Winlock Municipal Court held its first jury trial in recent memory as Vader resident Rodney W. Allison defended himself against a charge of third-degree driving while license suspended last Thursday.
While all individuals arraigned at the court, which also prosecutes Vader cases, retain the option to seek a jury trial, few cases ever make it that far, as plea deals and diversion agreements are far more common prior to a trial taking place.
Judge pro-tem Lewis Zieske said it is also uncommon to see a charge of driving while license suspended go to trial, as the charge is not very severe and dealt with so commonly it is almost routine for the court.
Allison, 51, had opted to defend himself in front of a jury, consisting of six persons at the municipal court level, hoping to prove the Department of Licensing (DOL) failed to provide adequate notification of his driving status prior to his arrest, which took place Feb. 22 in Vader.
According to Lewis County Sheriff’s Deputy Jeremy Almond, who testified for the prosecution, Almond had observed Allison driving a van in Vader, with Almond stating he had prior knowledge of Allison’s license suspension. While attempting to confirm Allison’s driving status with dispatch, Almond said he observed Allison making a turn without using his indicator and affected a traffic stop, after which he placed Allison under arrest for driving while license suspended, third degree, and had him transported to the Lewis County Jail.
Allison, who had chosen to represent himself, attempted to uphold his argument that he had never been notified, but found himself too unfamiliar with trial procedure and, as a result, was prevented from introducing evidence because it had not been properly presented to either the prosecution or the court.
Zieske had previously cautioned Allison that, in the act of representing oneself, a defendant is expected to know all necessary trial procedure beforehand and informed Allison he still retained the right to seek a public defender. But Allison said he personally disapproved of Joseph O. Enbody, the defender assigned to the court, and insisted on self-representation.
After a trial lasting roughly an hour-and-a-half, the jury, consisting of one male and five females from within the Vader community, deliberated briefly and returned a verdict of guilty to the charge. It is expected their decision was based on a requirement by DOL to ensure notifications of change in driving status are sent, while no such requirement is in place to ensure they are received, as indicated by questions offered to the court before deliberation.

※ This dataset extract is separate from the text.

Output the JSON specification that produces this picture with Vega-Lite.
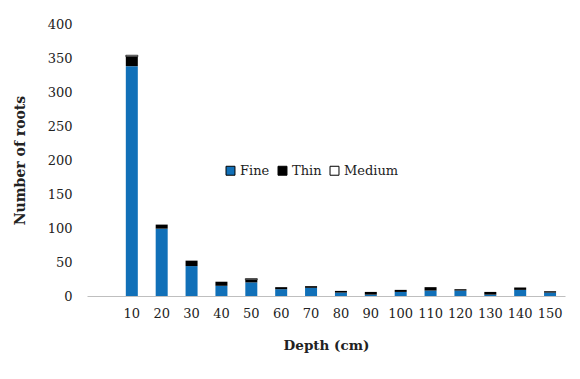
{
  "$schema": "https://vega.github.io/schema/vega-lite/v6.json",
  "width": 478,
  "height": 272,
  "autosize": "none",
  "padding": {"left": 87, "top": 24, "right": 15, "bottom": 83},
  "background": "white",
  "config": {"view": {"stroke": null}, "font": "DejaVu Serif"},
  "data": {
    "values": [
      {"depth": "10", "type": "Fine", "ord": 1, "n": 338},
      {"depth": "10", "type": "Thin", "ord": 2, "n": 14},
      {"depth": "10", "type": "Medium", "ord": 3, "n": 2},
      {"depth": "20", "type": "Fine", "ord": 1, "n": 99},
      {"depth": "20", "type": "Thin", "ord": 2, "n": 6},
      {"depth": "30", "type": "Fine", "ord": 1, "n": 44},
      {"depth": "30", "type": "Thin", "ord": 2, "n": 8},
      {"depth": "40", "type": "Fine", "ord": 1, "n": 15},
      {"depth": "40", "type": "Thin", "ord": 2, "n": 6},
      {"depth": "50", "type": "Fine", "ord": 1, "n": 20},
      {"depth": "50", "type": "Thin", "ord": 2, "n": 4},
      {"depth": "50", "type": "Medium", "ord": 3, "n": 1.5},
      {"depth": "60", "type": "Fine", "ord": 1, "n": 10},
      {"depth": "60", "type": "Thin", "ord": 2, "n": 3},
      {"depth": "70", "type": "Fine", "ord": 1, "n": 12},
      {"depth": "70", "type": "Thin", "ord": 2, "n": 2.5},
      {"depth": "80", "type": "Fine", "ord": 1, "n": 5},
      {"depth": "80", "type": "Thin", "ord": 2, "n": 2.5},
      {"depth": "90", "type": "Fine", "ord": 1, "n": 2},
      {"depth": "90", "type": "Thin", "ord": 2, "n": 4},
      {"depth": "100", "type": "Fine", "ord": 1, "n": 6},
      {"depth": "100", "type": "Thin", "ord": 2, "n": 3},
      {"depth": "110", "type": "Fine", "ord": 1, "n": 8},
      {"depth": "110", "type": "Thin", "ord": 2, "n": 5},
      {"depth": "120", "type": "Fine", "ord": 1, "n": 8},
      {"depth": "120", "type": "Thin", "ord": 2, "n": 2},
      {"depth": "130", "type": "Fine", "ord": 1, "n": 2},
      {"depth": "130", "type": "Thin", "ord": 2, "n": 4},
      {"depth": "140", "type": "Fine", "ord": 1, "n": 9},
      {"depth": "140", "type": "Thin", "ord": 2, "n": 3.5},
      {"depth": "150", "type": "Fine", "ord": 1, "n": 5},
      {"depth": "150", "type": "Thin", "ord": 2, "n": 2}
    ]
  },
  "mark": {"type": "bar", "size": 12, "stroke": "black", "strokeWidth": 0, "strokeOpacity": 1},
  "encoding": {
    "x": {
      "field": "depth",
      "type": "ordinal",
      "scale": {"domain": [" ", "10", "20", "30", "40", "50", "60", "70", "80", "90", "100", "110", "120", "130", "140", "150"], "paddingInner": 0, "paddingOuter": 0},
      "axis": {
        "title": "Depth (cm)",
        "labelAngle": 0,
        "ticks": false,
        "domainColor": "#bfbfbf",
        "domainWidth": 1,
        "labelFont": "DejaVu Serif",
        "labelFontSize": 13,
        "labelColor": "#222222",
        "labelPadding": 11,
        "titleFont": "DejaVu Serif",
        "titleFontSize": 13.5,
        "titleFontWeight": "bold",
        "titleColor": "#222222",
        "titlePadding": 18
      }
    },
    "y": {
      "field": "n",
      "type": "quantitative",
      "stack": "zero",
      "scale": {"domain": [0, 400], "nice": false},
      "axis": {
        "title": "Number of roots",
        "values": [0, 50, 100, 150, 200, 250, 300, 350, 400],
        "grid": false,
        "domain": false,
        "ticks": false,
        "labelFont": "DejaVu Serif",
        "labelFontSize": 13,
        "labelColor": "#222222",
        "labelPadding": 15,
        "titleFont": "DejaVu Serif",
        "titleFontSize": 14,
        "titleFontWeight": "bold",
        "titleColor": "#222222",
        "titlePadding": 20
      }
    },
    "color": {
      "field": "type",
      "type": "nominal",
      "scale": {"domain": ["Fine", "Thin", "Medium"], "range": ["#1170b8", "#000000", "#ffffff"]},
      "legend": {
        "title": null,
        "orient": "none",
        "legendX": 137,
        "legendY": 140,
        "direction": "horizontal",
        "symbolType": "square",
        "symbolSize": 80,
        "symbolStrokeColor": "black",
        "symbolStrokeWidth": 1,
        "labelFont": "DejaVu Serif",
        "labelFontSize": 13,
        "labelColor": "#222222",
        "columnPadding": 6,
        "labelOffset": 3
      }
    },
    "strokeWidth": {
      "condition": {"test": "datum.type === 'Medium'", "value": 0.8},
      "value": 0
    },
    "order": {"field": "ord", "type": "quantitative"}
  }
}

Zieske then handed down a sentence of 90 days in jail with 88 days suspended and two days credited for time served. Allison was also fined $1,200 with $600 suspended, and offered the opportunity to pay the unsuspended portion through community service. Not payable through community service were the costs incurred by the City of Vader in financing the trial, which included $430 in jury costs, $100 to pay for a bailiff and $110 in jail costs. Allison was given two years to pay these costs and to not receive any more driving offences, or the suspended portions of his sentence would be imposed.
Prior to Allison’s trial, Curtiss T. Napoleon, 28, of Tacoma, had been the last person scheduled for a jury trial in Winlock in January on two counts of fourth-degree domestic assault, but the trial was stricken and the charges later dropped without prejudice due to the unexpected unavailability of the victim for testimony.
Prosecuting Attorney Dana Williams (standing), representing the City of Vader, questions potential jurors Thursday morning in an attempt to narrow them down to a six-person group. The court clerk noted far more jurors had responded to their summons than had been anticipated.
Judge pro-tem Lewis Zieske (background, left) reminds Allison (background, right) of Allison’s obligation to be aware of trial procedures, as Allison had chosen to represent himself. Unable to comply with the rules in place, Allison was prevented from entering any items into evidence during the trial.